Let's clear something up right away:
Most of these adjectives were created as marketing terms, so they DO NOT have a standardized way of defining them or even ensuring that the label is accurate between the brands. The brands are allowed to determine this by themselves. Most of the more reputable brands are very good at adhering to their own processing standards, but in all cases, it is important to realize that there is no one agreed upon definition for these things, nor is there an independent body who verifies that these claims are, in fact, true. This accounts for almost all of the discrepancies between one brand's definition of these terms and another.
So what does "virgin" mean?
In spite of pie-in-the-sky claims you may hear on eBay or at your local BSS, virgin only reliably means one thing: the hair hasn't been color treated or permed.

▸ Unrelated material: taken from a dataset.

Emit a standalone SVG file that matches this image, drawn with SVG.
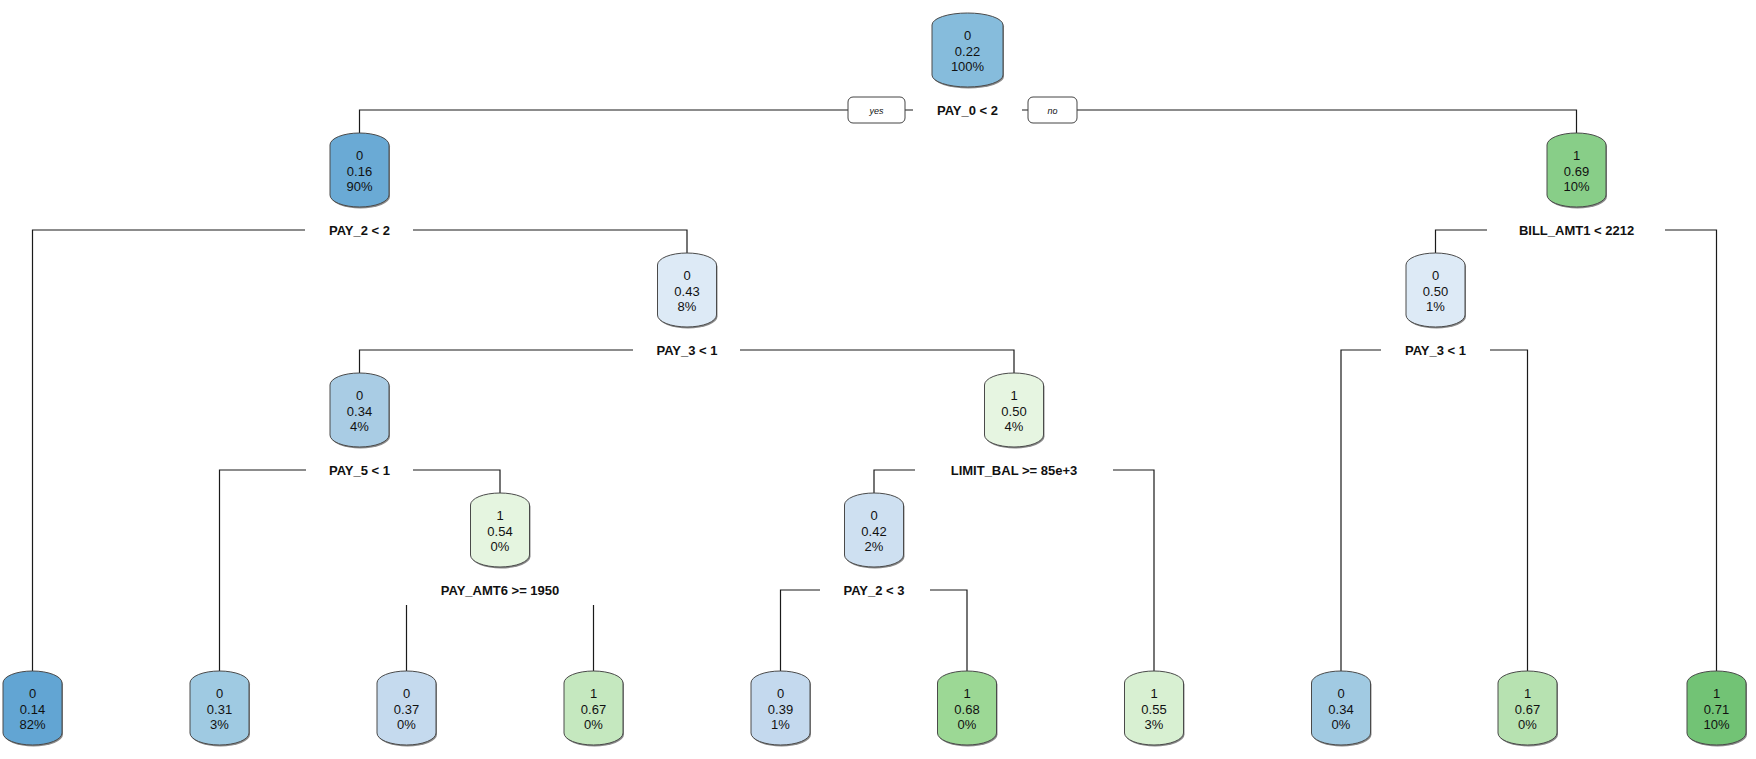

THAT'S IT.
Here's the scoop: ALL human hair - even "virgin" human hair - has to be processed.
That shouldn't be too much of a revelation, actually, since that hair is no longer attached to the person who grew it.
Cutting it off the person who grew it = processing
Treating it for hygiene concerns (such as de-lousing it, because remember that much of it is coming from poor countries) = processing
Sewing it into wefts to be added to a wig = processing
Sewing each individual strand into a hand-tied cap = processing
Cutting and styling that hair once it's on a wig = yep, this is still technically a form of processing!
How is virgin human hair different from Remy (Remi) hair?
Most Remy hair is color treated, for starters. There's more to it, though. Remy hair is hair where all of the cuticles are present in some capacity and run in the same direction from root to tip to prevent tangling. Remy hair can be virgin, and virgin hair can also be Remy. Just because you see one of those terms present, though, does not automatically imply that both are true. They are NOT synonymous, but they also aren't mutually exclusive.